Ice core probes from deep drills made on the Antarctica, employed to investigate climate during the past hundreds of thousands of years, revealed that warm
periods corresponded with high carbon dioxide levels and cold ones with low levels of this main greenhouse gas. For 2 million years, our planet experiences Ice Ages and in between, warmer periods, called interglacials. We are now in an interglacial (even if man-made global warming seems to change this).

The cycles glacial-interglacial were explained by the Serbian geophysicist Milutin Milankovitch. He said the ellipse run by Earth around the Sun varies in time, modifying the energy amount received by our planet from its star. The tilt of the Poles is also slightly modified and the Sun is not exactly in the center of the ellipse. Combining these factors, Milankovitch got a periodicity of 100,000 years, corresponding approximatively to the duration of recorded Ice Ages and interglacials. The last glaciation ended 10,000 years ago.

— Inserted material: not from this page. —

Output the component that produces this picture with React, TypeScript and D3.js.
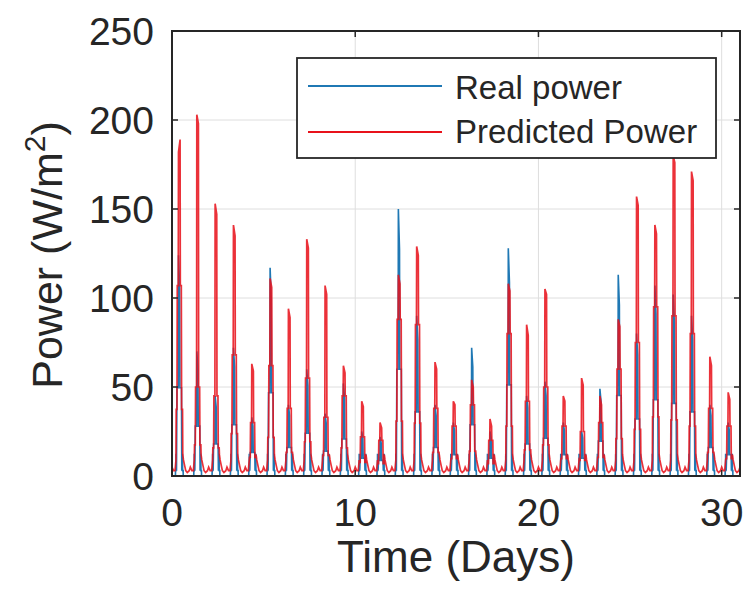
import React from "react";
import * as d3 from "d3";

// ---- data ----
const dayIndex = [0,1,2,3,4,5,6,7,8,9,10,11,12,13,14,15,16,17,18,19,20,21,22,23,24,25,26,27,28,29,30];
const predFirst = [182,203,153,141,63,111,94,133,107,62,42,30,113,129,64,42,54,32,108,85,105,45,55,45,88,157,141,180,171,67,47];
const predSecond = [189,198,147,135,59,106,89,128,102,58,39,27,108,124,60,40,50,28,104,79,102,42,51,40,84,152,136,176,166,62,43];
const predTail = [107,50,45,68,30,62,38,55,33,45,22,20,88,85,38,28,40,20,80,42,50,28,25,30,60,75,95,90,80,38,28];
const realPeak = [124,70,45,72,33,117,40,60,35,52,25,22,150,90,40,30,72,25,128,45,53,30,25,49,113,80,107,102,90,40,30];

const xTicks = [0, 10, 20, 30];
const yTicks = [0, 50, 100, 150, 200, 250];
const xDomain = [0, 31];
const yDomain = [0, 250];
const legendLabels = ["Real power", "Predicted Power"];

// ---- layout / style ----
const W = 747, H = 594;
const L = 172, R = 740, T = 31, B = 476;
const RED = "#e8121b";
const BLUE = "#1f78b4";
const FONT = "'Liberation Sans', Arial, Helvetica, sans-serif";

type Pt = { t: number; v: number };

function buildPred(): Pt[] {
  const pts: Pt[] = [];
  dayIndex.forEach((d, i) => {
    const A = predFirst[i], Bv = predSecond[i], Tl = predTail[i];
    const prof: [number, number][] = [
      [0, 5], [2, 3], [4, 3], [4.6, 6], [5.2, 9], [5.5, 0.35 * Tl], [6.5, 0.35 * Tl], [6.9, Tl], [8.2, Tl], [8.5, A], [10.6, Bv],
      [10.9, Tl], [12.2, Tl], [12.6, 0.35 * Tl], [13.8, 0.35 * Tl], [14.1, 12], [15, 9], [16.5, 6], [18, 3], [20, 2], [22.5, 3],
    ];
    prof.forEach(([h, v]) => pts.push({ t: d + h / 24, v }));
  });
  pts.push({ t: 31, v: 5 });
  return pts;
}

function buildReal(): Pt[] {
  const pts: Pt[] = [];
  dayIndex.forEach((d, i) => {
    const Rp = realPeak[i];
    const prof: [number, number][] = [
      [0, 0], [4.5, 0], [4.6, 3], [5.1, 3], [5.2, 12], [5.8, 12], [5.9, 3], [6.5, 0.4 * Rp], [8.2, 0.4 * Rp], [8.5, Rp], [10, 0.85 * Rp],
      [10.4, 0.4 * Rp], [12.4, 0.4 * Rp], [12.8, 3], [13.2, 12], [13.8, 12], [13.9, 3], [14.6, 3], [14.7, 0], [24, 0],
    ];
    prof.forEach(([h, v]) => pts.push({ t: d + h / 24, v }));
  });
  return pts;
}

export default function App() {
  const x = d3.scaleLinear().domain(xDomain).range([L, R]);
  const y = d3.scaleLinear().domain(yDomain).range([B, T]);
  const line = d3.line<Pt>().x((p) => x(Math.min(p.t, xDomain[1]))).y((p) => y(p.v));
  const pred = buildPred().filter((p) => p.t <= xDomain[1]);
  const real = buildReal().filter((p) => p.t <= xDomain[1]);

  return (
    <div style={{ position: "fixed", left: 0, top: 0 }}>
      <svg width={W} height={H} style={{ display: "block", background: "#fff" }}>
        <rect x={0} y={0} width={W} height={H} fill="#fff" />
        {/* grid */}
        {xTicks.map((t) => (
          <line key={"gx" + t} x1={x(t)} x2={x(t)} y1={T} y2={B} stroke="#dedede" strokeWidth={1} />
        ))}
        {yTicks.map((t) => (
          <line key={"gy" + t} x1={L} x2={R} y1={y(t)} y2={y(t)} stroke="#dedede" strokeWidth={1} />
        ))}
        <defs>
          <clipPath id="plotclip">
            <rect x={L} y={T} width={R - L} height={B - T} />
          </clipPath>
        </defs>
        <g clipPath="url(#plotclip)">
          <path d={line(real) || ""} fill="none" stroke={BLUE} strokeWidth={1.6} />
          <path d={line(pred) || ""} fill="none" stroke={RED} strokeWidth={1.7} strokeOpacity={0.87} />
        </g>
        {/* frame */}
        <rect x={L} y={T} width={R - L} height={B - T} fill="none" stroke="#262626" strokeWidth={2} />
        {/* ticks */}
        {xTicks.map((t) => (
          <g key={"tx" + t}>
            <line x1={x(t)} x2={x(t)} y1={B} y2={B - 6} stroke="#262626" strokeWidth={1.5} />
            <line x1={x(t)} x2={x(t)} y1={T} y2={T + 6} stroke="#262626" strokeWidth={1.5} />
            <text x={x(t)} y={526} textAnchor="middle" fontFamily={FONT} fontSize={39} fill="#262626">{t}</text>
          </g>
        ))}
        {yTicks.map((t) => (
          <g key={"ty" + t}>
            <line x1={L} x2={L + 6} y1={y(t)} y2={y(t)} stroke="#262626" strokeWidth={1.5} />
            <line x1={R} x2={R - 6} y1={y(t)} y2={y(t)} stroke="#262626" strokeWidth={1.5} />
            <text x={154} y={y(t)} dy="0.36em" textAnchor="end" fontFamily={FONT} fontSize={39} fill="#262626">{t}</text>
          </g>
        ))}
        {/* axis labels */}
        <text x={456} y={572} textAnchor="middle" fontFamily={FONT} fontSize={44} fill="#262626">Time (Days)</text>
        <text transform={`translate(62, 255) rotate(-90)`} textAnchor="middle" fontFamily={FONT} fontSize={43} fill="#262626">
          Power (W/m<tspan dy={-17} fontSize={30}>2</tspan><tspan dy={17}>)</tspan>
        </text>
        {/* legend */}
        <rect x={297} y={58} width={419} height={100} fill="#fff" stroke="#262626" strokeWidth={1.8} />
        <line x1={308} x2={442} y1={86} y2={86} stroke={BLUE} strokeWidth={2} />
        <line x1={308} x2={442} y1={132} y2={132} stroke={RED} strokeWidth={2} />
        <text x={455} y={99} fontFamily={FONT} fontSize={33} fill="#262626">{legendLabels[0]}</text>
        <text x={455} y={143} fontFamily={FONT} fontSize={33} fill="#262626">{legendLabels[1]}</text>
      </svg>
    </div>
  );
}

But Earth has also its millennial whims. In fact, Europe passed through a miniglaciation from XVth century till about 1850. The paintings of the Flemish painter Peter Bruegel depict frozen snowy winters in a Belgium that rarely knows winter snow currently. In fact, this miniglaciation finished the Viking settlements on Greenland.

There are many hypotheses trying to explain these microchanges, from solar spots to oceanic conditions. It is known that the oceans act like a thermostat of the Earth, absorbing huge amounts of energy and distributing it after that slowly to the poles.
The Ocean makes felt its role in the global clime in the best way through El Ninio, a 4-5 years cycle, which turns upside down clime on large areas: typhoons and floods on desert areas of eastern Pacific and severe droughts in normally wet zones of the western Pacific.
This phenomenon is due to a change on the trade winds cycle on the Pacific.

Some researchers estimate that in 5,000 years, we should enter naturally into a glacial period, but with the current global warming, this seems less likely.

From 1850 to 1980, the carbon dioxide dumped by people through the burning of the fossil fuels into the atmosphere raised its level by 25 % (from 0.028 % to 0.034%) while till 2030 it will be more than the double of its percentage at the beginning of the industrial era. The Earth's temperature is already with over 0.5 degrees C higher, and the sea level has risen with over 15 cm (0.5 ft). The Earth's temperature will experience a 2-4 degrees C rise, but this will affect less the tropics and more the high latitude, where polar ice caps are located. This is extremely high, as even during the coldest Ice Ages, Earth temperature did not drop more than 4 degrees below the present one.

By 2030 the sea level could be already 75 cm (2.5 ft) higher, which will create huge problems in the low areas of the world.